How To Survive A Plane Crash?

Surviving a Plane Crash?

On Christmas Eve 1971, lightening struck a commercial jet flying over Peru. It exploded and the only survivor out of 92 people on board was 17 year old Juliane Koepcke. Still strapped in her seat, she fell two miles into the Peruvian rainforest. Thanks to the survivor skills her father taught her, she emerged 10 days later with a broken collarbone, ruptured knee ligaments, and covered in deep gashes, but still very much alive. Now, not all of us are trained survivalists, but there are certain things we can do to increase our chances of surviving a plane crash. After all plane accidents in general have 95% of survival rate.


 

 

How to survive a plane crash?

There is no written rule how to survive a plane crash but on basis of facts and researches led by tech giants and administrative bodies like FAA and Boeing, airbus etc. here is something that can boost you.

Dress Properly

You can start before you even get to the airport. Experts recommend wearing tight fitting clothing when you fly. If there is an accident, loose and baggy things are more likely to snag on jagged edges and slow you down. Plus, long, snug jeans and shirtless sleeves can protect our limbs from sharp objects and fire. Double down on fire safety by wearing clothing made from cotton or other natural materials. They don’t burn or melt as easily as synthetic ones. And your shoes should be just as practical as the rest of your outfit. Boots, sneakers and other shoes that won’t fall off your feet are the smart choice when it comes to safe escape.

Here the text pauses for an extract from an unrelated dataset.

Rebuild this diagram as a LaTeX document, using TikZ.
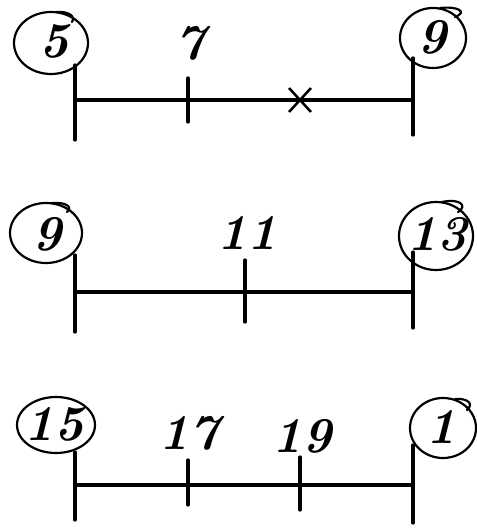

Choose a middle seat in the back

Officially the Federal Aviation Administration (FAA) says that no seat on an airplane is safer than any other, but the statistics disagree. In 2015, TIME studied airplane accidents from previous 35 years. It found that seats in the back third of the plane had a 32% fatality rate, compared to 39% in the middle and 38% in the front. And if you narrow down even further, middle seats in the back had the best odds of survival (28% fatality rate) and the aisle seats in the middle of the craft had the worst (44% fatality rate).

Five Row Rule

An analysis by the University of Greenwich, Professor Ed Galea found that sitting within five row of an emergency exit will drastically improve your chance of survival. Galea analyzed the seating charts from more than 100 plane crashes, interviewing 1900 passengers and 155 crew members. He found that most survivors only had to move five rows or less before escaping the plane. Anymore than that, your odds of survival drop.

Put your small carry-on under the seat.

Giving up a little leg room is a small price to pay for extra protection. Broken feet and legs are very common in plane crashes. Protecting them is pivotal to a quick evacuation. Putting your carry-on under the seat in front of you closes that gap, so your legs can’t slide under and get caught. It can also pad your shins if they fly forward during an impact. 


 

 

Pay attention to the safety presentation.  

If you fly often, you might not always pay attention to the preflight briefing. The United States National Transportation Safety Board surveyed over 500 passengers that involved in a plane evacuation between 1997 and 1999. A little more than half of them said they paid attention to only 50% of the presentation or less. 13% said they didn’t watch at all. Of the passengers on the infamous 2009 US Airways flight that landed in the river Hudson, only about 30% of them watched the briefing. After the impact, only 10 out of the 150 on board grabbed their life vests and evacuated with them. What is the most cited reason for ignoring the briefing?  Frequent flyers thought they were already familiar with the equipment on board.

Brace for impact

The FAA has been testing brace position on crash-test dummies since 1967. The postures have changed and updated throughout the years, but the general ideas has stayed the same – Lean forward and keep your head close to the seat in front of you. This serves two purposes. First one is to keep flailing to a minimum and other is to reduce the chance of a secondary impact. Secondary impact is a head injury on top of a head injury, like what might happen if your head hits the seat on front of you multiple times during a crash. The FAA recommends holding your head against the object it may hit and flexing or bending your limbs inwards to keep them in place.

Stay attached to something

In the rare event that an accident occurs while the plane is cruising, you could be faced with a free fall. Surviving a six mile plummet is highly unlikely, but not impossible. And if you stay attached to something, your chances are a little bit better. “Wreckage rider” is a term coined by amateur historian Jim Hamilton. Wreckage rider means someone who falls from a great height while connected to some form of debris. Hamilton developed the free fall research page an online database of nearly every instance of humans falling from great heights. The record for the longest survived fall without a parachute is held by a wreckage rider. In 1972, a Serbian flight attendant named Vesna Vulovic fell 33000 feet after the plane she was on blew up over Czechoslovakia. Wedged between a catering cart, a piece of the plane, the body of fellow crew member and her seat, she crashed into a snowy incline severly injured but still alive. People often have fatalities attitudes when it comes to plane crashes, which can lead to apathy when it comes to safety briefings. But NTSB says plane accidents which are when a plane suffers substantial damage or someone suffers serious injury or death have 95% of survival rate.